Tutors: Ricardo deOstos and Nannette Jackowski


Slave Island. It is a peculiar place. At one particular intersection of roads a mosque, a church and a kovil sit at three of the four corners. Beside them street stalls selling spices, cheap clothes and iPhone cases wedge themselves into gaps between dusty colonial facades and half built, concrete houses. The main streets buzz with commerce; a symphony of tuk tuk horns, motorcycle engines, phone conversations and street haggling is the soundtrack. Behind the main street are thin avenues between houses, barely wide enough for two people to pass. The houses are small - the type with one window and one door. Mostly they are made from concrete, but each has been painted a bright colour, and all manner of adornments on doors and under eaves mark the boundaries between one family and the next. Children race past a mother wringing out the day's washing on her back steps, and a group of men lounge in singlets on chairs brought from their houses to line a small intersection. On the next street a young group of boys play cricket. Two girls giggle as they take a selfie with a bewildered pair of tourists who have wandered further from the historical fort than they had anticipated.

Quite suddenly, the darkness of back avenues becomes a blinding brightness of white sunlight reflected from dusty earth. The junction between these two environments is marked with a single house - halfway through deconstruction. Bricks are scattered on the floor and an old wicker chair stands somehow unscathed in the middle of a collapsed roof.
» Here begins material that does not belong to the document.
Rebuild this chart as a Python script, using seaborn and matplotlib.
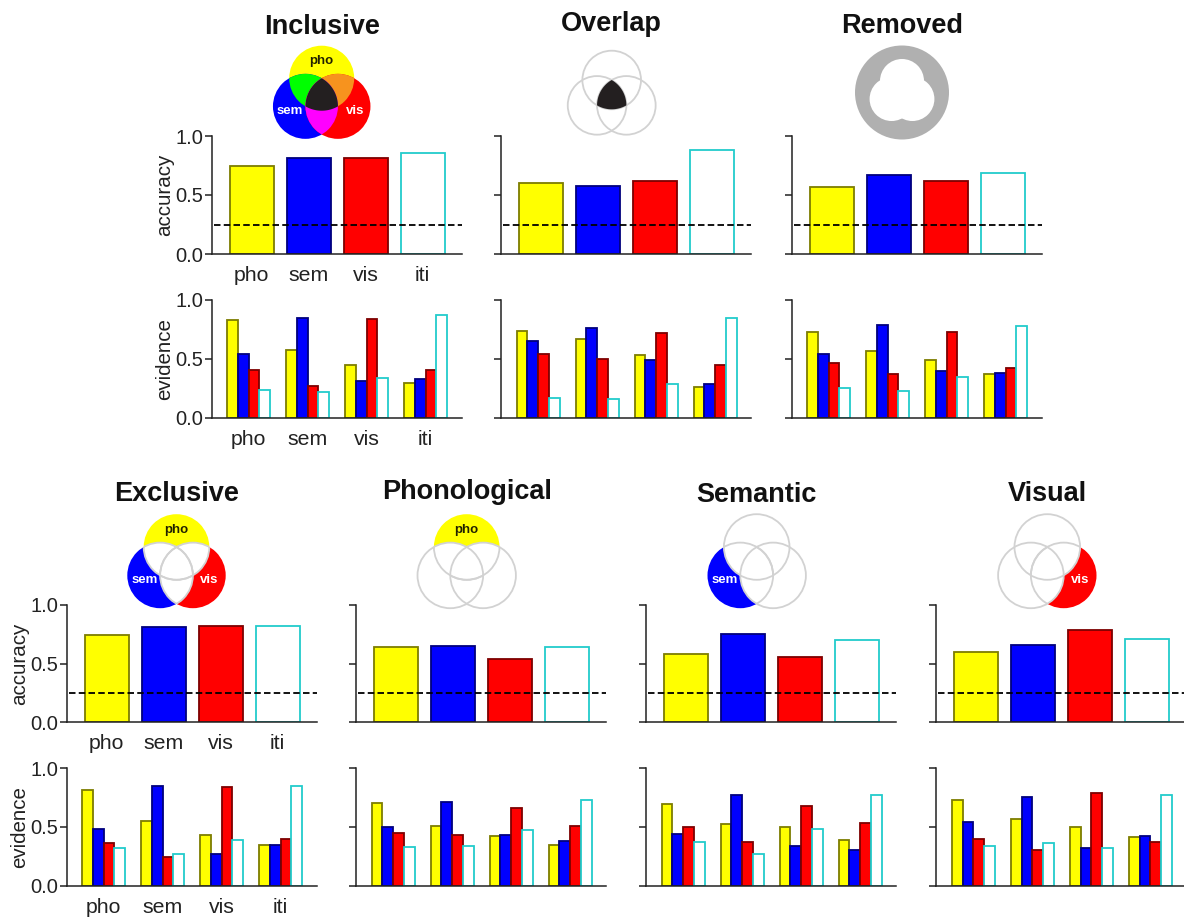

A digger rests for now nearby, watched by a soldier in uniform in a make-shift guard box. Behind him a fence plastered with large signs separates this newly created dust plain from a large construction site, where machines 10 meters high are driving piles into the ground. The signs say: 'Colombo Waterfront Towers, a planning initiative of the Ministry of Defence and Urban Development'. A great project is underway. Six years after the end of the civil war, the value of this land has been noticed. Current plans indicate that 250,000 people are to be forcibly evicted to make way for new developments.

Simultaneously, all over the world, urban centres are being increasingly defined by digital networks. Photos, Tweets and geotags are starting to build up a collective consciousness of memory, emotion and interpretation. The flow of information, the transfer of money, the socialisations of family, and even the co-ordination of terror are invisibly enhanced through the wireless waves that fill the air. We already live in an Augmented Reality.


The context is real. The following project is not. But it's agenda certainly is. It seeks to wonder whether the digital tools of collective consciousness could be used to augur the future, and give agency to the dispossessed minorities of the city.

Set in the near future, 'The Augury' is a speculative fiction imagining an alternate development path for Slave Island. In the time of 'The Augury' a new young profession has emerged - the Future Surveyor. Part town planner, part community mediator, and part technology specialist, the Future Surveyors manage and encode an Augmented Reality environment within the city called 'The Augury' - a visualisation of the city's future, and a real time way to mediate between the interests of local land owners, foreign investors, local town planning authorities and the government.

The Augury is experienced as a virtual city in the sky, whose form and organisation creates a 1:1 map of Slave Island's urban future. Constructed from data sent directly from the residents and investors of Slave Island itself, 'The Augury' is a city of gold, whose coherence and clarity directly reflects public sentiment toward existing and proposed land, becoming an aspirational vision, a measure of land value, and an urban planning device. In this world, the markers required to map an Augmented Reality environment the city serve as totems of land ownership - the marker replaces a land deed. Owners of totems have the right to encode futures for plots of land into The Augury. The security of these futures is controlled by public opinion. Residents show positive or negative support for buildings in The Augury through text messages, with strong public support solidifying images in The Augury, and negative reactions fragmenting it - making The Augury a literal representation of the clarity of a land plot's future.

At the centre of this society is a Watchtower. It is aspirational and foreboding, referencing both the limitless potentials of this digital city, but also constantly reminding us of the culture of self-surveillance it unconsciously imposes. In a market under the Watchtower totems are negotiated for and traded. Future Surveyors mediate between all the contesting parties vying for a piece of Slave Island's increasingly valuable future. This is a world where anyone with a mobile phone can be an Augur - a visible component of a collective consciousness mediating between society, technology and mythology.